◆ **Material supplied**:
:::::

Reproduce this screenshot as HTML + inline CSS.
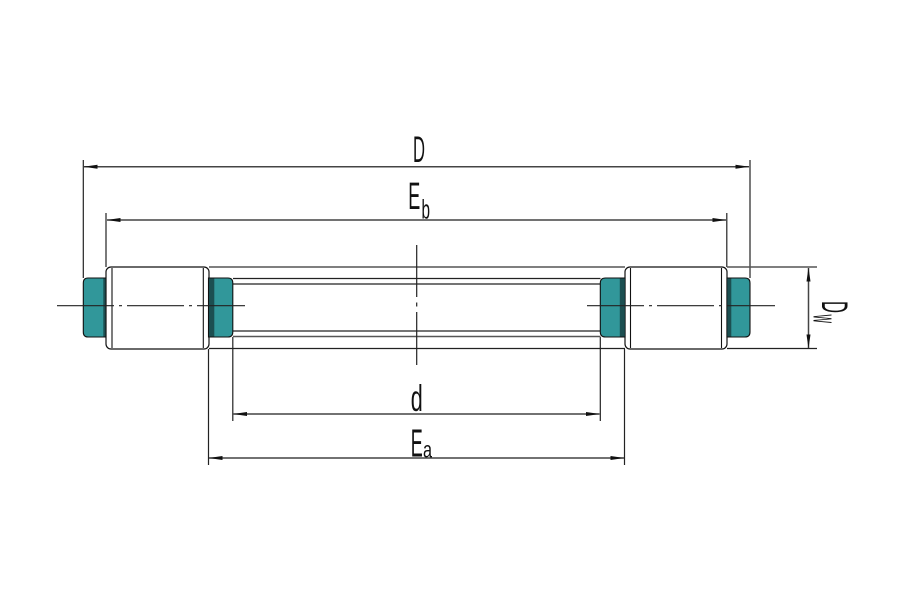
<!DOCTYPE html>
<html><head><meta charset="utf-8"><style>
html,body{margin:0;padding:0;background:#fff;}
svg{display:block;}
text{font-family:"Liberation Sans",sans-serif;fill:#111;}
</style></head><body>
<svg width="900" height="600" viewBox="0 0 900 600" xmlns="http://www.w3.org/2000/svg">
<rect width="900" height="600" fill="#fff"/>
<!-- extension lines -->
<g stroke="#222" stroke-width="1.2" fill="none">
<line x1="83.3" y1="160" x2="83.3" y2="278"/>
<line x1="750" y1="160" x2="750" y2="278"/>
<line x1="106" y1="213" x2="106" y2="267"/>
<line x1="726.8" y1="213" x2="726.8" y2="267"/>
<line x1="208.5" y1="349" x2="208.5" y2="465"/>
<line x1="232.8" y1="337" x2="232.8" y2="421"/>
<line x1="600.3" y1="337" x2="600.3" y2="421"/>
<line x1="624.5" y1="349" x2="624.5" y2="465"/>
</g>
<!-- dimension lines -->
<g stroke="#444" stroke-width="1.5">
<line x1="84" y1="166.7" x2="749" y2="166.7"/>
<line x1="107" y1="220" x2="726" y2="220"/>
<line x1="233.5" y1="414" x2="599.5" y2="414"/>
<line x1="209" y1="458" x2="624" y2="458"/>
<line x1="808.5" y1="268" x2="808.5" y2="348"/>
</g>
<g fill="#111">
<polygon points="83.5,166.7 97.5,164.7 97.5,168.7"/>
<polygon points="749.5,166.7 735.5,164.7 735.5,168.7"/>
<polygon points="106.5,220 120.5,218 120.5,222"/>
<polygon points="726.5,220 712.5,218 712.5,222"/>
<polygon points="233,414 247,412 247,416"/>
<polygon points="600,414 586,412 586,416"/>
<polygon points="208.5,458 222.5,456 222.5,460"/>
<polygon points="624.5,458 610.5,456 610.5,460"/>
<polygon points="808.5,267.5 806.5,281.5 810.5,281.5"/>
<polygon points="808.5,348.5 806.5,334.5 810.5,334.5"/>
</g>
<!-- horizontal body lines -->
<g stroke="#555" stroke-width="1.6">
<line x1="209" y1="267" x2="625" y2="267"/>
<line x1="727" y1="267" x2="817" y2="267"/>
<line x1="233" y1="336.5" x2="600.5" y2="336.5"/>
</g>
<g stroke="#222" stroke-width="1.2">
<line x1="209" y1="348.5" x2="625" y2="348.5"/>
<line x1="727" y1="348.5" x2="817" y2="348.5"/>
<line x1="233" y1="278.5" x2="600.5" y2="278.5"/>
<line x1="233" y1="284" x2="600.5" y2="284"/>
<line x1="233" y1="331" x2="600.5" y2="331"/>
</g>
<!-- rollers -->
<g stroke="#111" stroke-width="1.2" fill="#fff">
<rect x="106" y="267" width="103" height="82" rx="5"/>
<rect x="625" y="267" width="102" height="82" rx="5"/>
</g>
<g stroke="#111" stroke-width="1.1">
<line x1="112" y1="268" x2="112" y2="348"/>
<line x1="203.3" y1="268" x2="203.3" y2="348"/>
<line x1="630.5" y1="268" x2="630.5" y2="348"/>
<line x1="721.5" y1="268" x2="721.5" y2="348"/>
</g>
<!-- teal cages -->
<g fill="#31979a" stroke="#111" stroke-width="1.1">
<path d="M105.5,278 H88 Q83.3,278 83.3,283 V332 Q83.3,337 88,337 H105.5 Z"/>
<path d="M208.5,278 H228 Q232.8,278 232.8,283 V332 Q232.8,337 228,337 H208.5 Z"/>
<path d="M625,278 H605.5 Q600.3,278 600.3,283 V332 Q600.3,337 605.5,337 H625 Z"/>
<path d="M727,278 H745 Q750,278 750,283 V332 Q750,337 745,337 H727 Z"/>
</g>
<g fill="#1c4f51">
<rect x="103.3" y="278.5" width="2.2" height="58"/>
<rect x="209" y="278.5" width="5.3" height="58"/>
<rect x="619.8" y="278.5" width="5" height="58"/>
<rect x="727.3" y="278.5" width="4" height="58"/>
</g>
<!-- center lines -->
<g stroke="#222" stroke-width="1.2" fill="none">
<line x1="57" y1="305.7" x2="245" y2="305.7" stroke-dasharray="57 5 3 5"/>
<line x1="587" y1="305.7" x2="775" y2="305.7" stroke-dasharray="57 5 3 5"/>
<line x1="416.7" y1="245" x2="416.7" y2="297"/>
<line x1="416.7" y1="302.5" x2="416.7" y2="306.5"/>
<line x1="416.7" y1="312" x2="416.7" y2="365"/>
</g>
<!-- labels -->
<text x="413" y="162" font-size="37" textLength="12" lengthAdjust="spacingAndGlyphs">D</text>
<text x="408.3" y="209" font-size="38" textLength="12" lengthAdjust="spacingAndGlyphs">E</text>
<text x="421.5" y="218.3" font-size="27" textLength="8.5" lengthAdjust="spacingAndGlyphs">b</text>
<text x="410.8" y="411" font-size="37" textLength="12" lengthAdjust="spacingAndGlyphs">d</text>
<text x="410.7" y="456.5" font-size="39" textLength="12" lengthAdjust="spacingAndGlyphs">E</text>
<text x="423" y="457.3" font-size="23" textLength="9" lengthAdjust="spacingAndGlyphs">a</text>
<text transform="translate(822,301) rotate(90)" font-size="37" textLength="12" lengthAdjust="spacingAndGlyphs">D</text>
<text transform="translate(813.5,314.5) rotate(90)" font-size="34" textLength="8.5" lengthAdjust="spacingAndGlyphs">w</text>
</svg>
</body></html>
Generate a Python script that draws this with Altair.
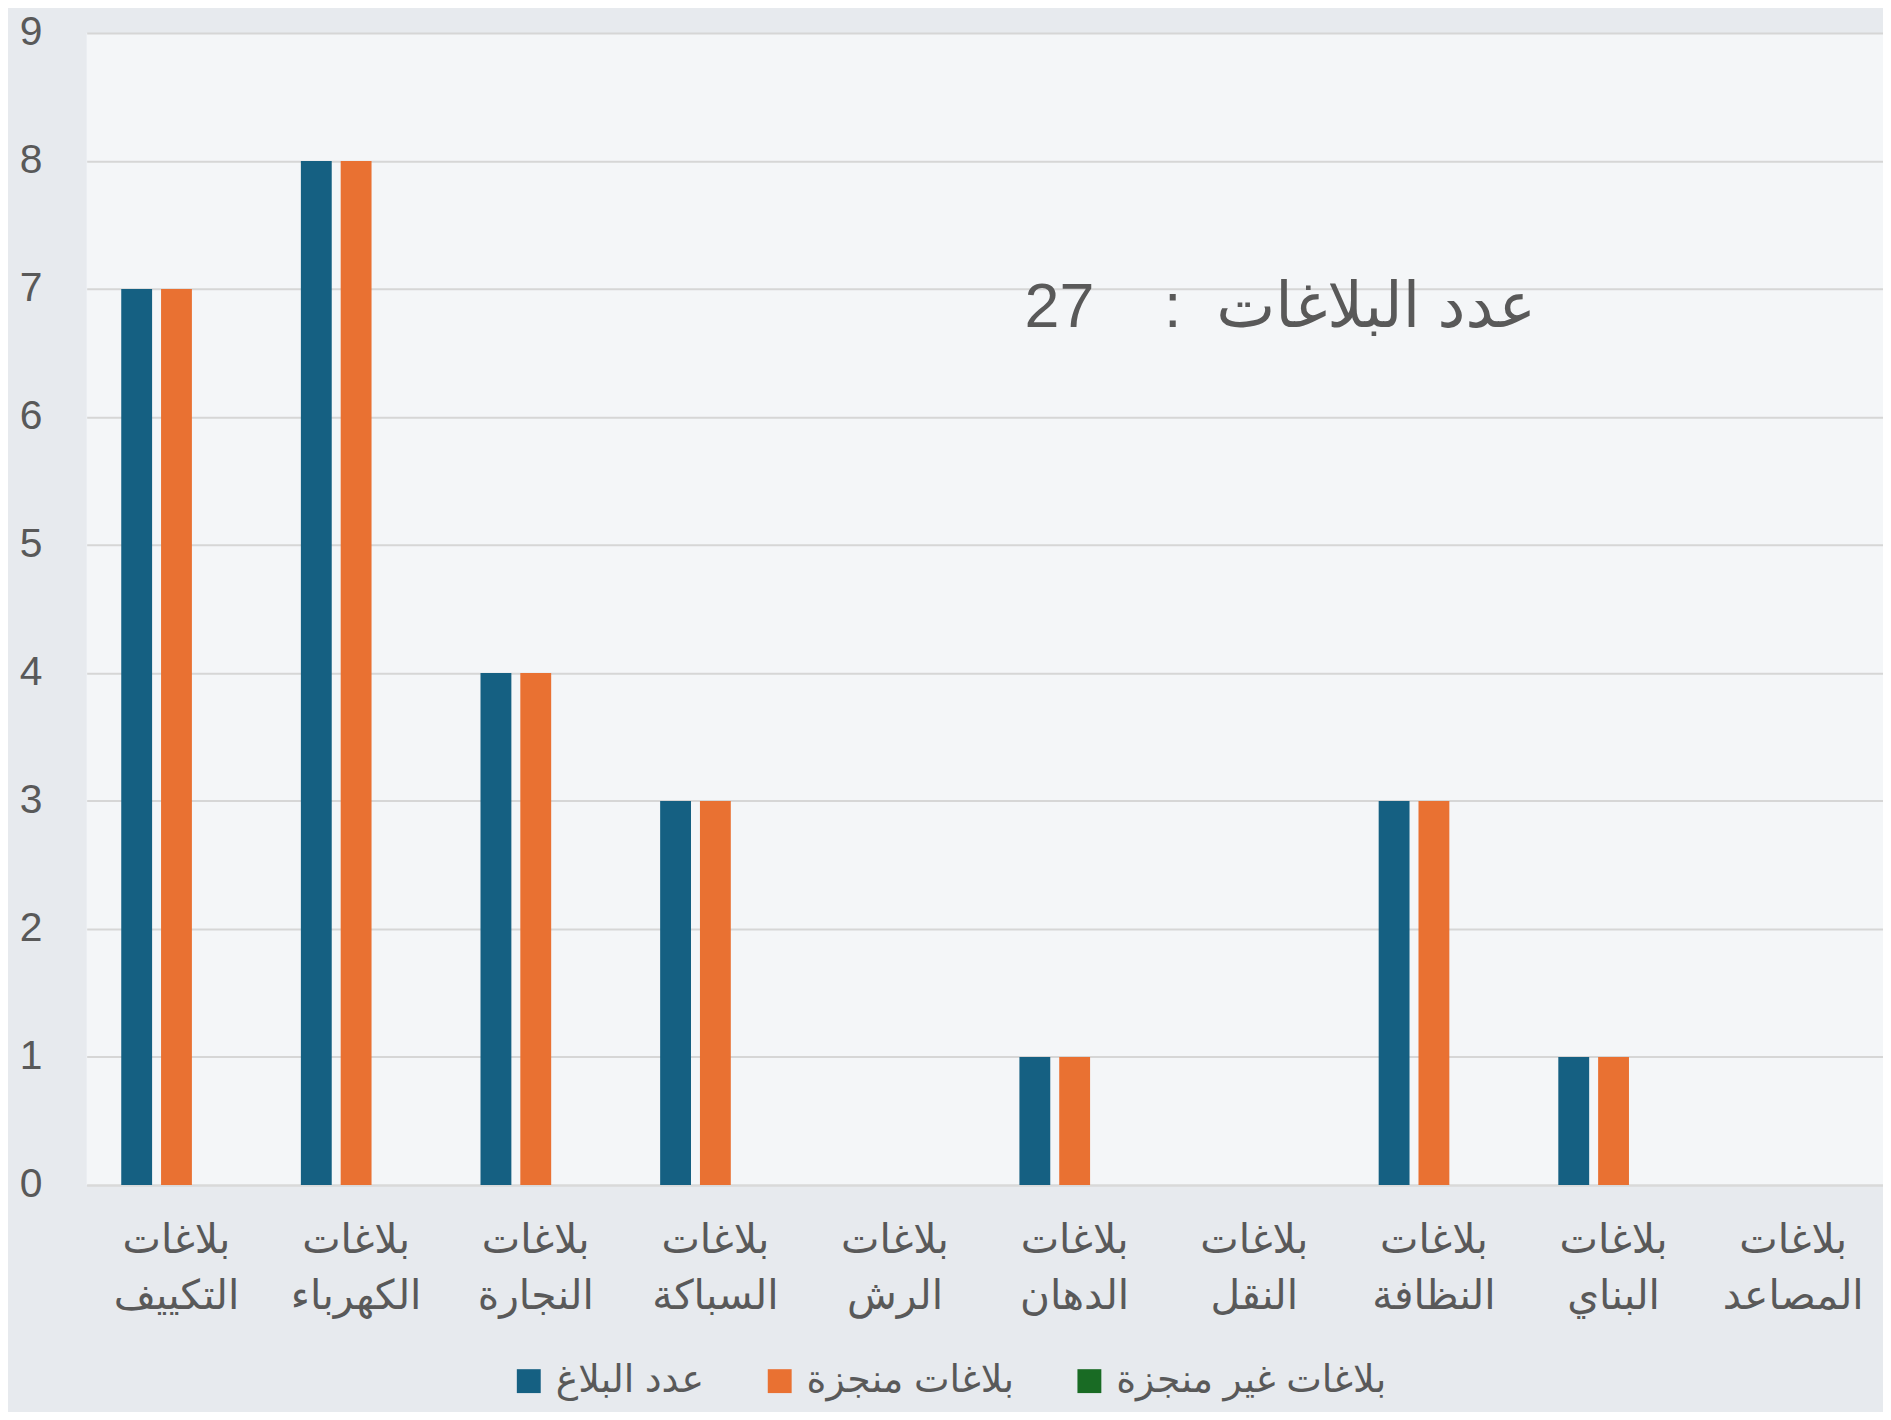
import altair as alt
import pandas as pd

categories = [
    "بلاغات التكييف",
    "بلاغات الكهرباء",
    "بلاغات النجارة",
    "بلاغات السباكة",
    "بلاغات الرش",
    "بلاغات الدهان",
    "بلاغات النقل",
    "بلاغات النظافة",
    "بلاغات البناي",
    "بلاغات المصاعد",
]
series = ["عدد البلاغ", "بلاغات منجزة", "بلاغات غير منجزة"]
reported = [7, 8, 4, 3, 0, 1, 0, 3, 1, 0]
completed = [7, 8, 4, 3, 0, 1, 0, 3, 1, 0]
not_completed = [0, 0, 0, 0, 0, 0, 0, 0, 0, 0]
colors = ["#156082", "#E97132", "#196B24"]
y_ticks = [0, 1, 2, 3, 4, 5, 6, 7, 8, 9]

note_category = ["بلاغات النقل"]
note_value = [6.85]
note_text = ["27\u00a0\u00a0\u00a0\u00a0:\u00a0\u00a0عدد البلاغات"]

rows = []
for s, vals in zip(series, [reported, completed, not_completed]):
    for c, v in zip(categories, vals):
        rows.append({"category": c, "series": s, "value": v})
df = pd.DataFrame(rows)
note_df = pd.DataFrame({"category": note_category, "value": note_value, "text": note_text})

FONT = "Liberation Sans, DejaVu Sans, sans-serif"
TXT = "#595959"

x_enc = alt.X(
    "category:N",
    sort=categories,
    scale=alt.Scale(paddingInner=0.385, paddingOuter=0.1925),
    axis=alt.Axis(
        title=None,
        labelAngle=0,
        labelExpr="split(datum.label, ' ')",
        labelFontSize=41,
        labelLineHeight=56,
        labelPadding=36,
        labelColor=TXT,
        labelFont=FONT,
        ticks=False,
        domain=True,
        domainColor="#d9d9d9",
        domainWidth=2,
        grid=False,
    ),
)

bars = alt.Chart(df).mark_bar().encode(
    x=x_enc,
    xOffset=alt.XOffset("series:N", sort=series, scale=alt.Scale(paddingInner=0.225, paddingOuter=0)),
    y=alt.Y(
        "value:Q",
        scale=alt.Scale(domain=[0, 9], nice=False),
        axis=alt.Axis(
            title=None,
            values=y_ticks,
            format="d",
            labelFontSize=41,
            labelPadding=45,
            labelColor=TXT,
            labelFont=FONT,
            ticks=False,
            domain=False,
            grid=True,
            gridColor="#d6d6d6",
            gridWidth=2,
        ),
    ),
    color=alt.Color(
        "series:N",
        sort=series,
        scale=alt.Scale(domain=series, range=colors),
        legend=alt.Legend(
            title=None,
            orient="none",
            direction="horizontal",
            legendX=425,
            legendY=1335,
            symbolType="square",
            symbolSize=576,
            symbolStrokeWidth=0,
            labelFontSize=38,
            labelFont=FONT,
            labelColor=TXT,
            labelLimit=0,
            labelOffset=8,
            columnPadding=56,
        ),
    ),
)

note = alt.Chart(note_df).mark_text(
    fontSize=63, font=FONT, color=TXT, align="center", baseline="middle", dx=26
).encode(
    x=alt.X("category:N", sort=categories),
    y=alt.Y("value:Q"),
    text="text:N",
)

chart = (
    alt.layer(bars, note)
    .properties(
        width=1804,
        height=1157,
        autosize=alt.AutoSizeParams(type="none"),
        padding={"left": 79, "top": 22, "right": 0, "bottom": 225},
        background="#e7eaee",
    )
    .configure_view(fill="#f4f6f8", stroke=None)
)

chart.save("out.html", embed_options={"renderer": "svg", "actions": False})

:::::

◆ **Work to be completed**: From the listing above, copy every line that holds the string "this".

◆ **Result of the task**:
Reproduce this screenshot as HTML + inline CSS.
Generate a Python script that draws this with Altair.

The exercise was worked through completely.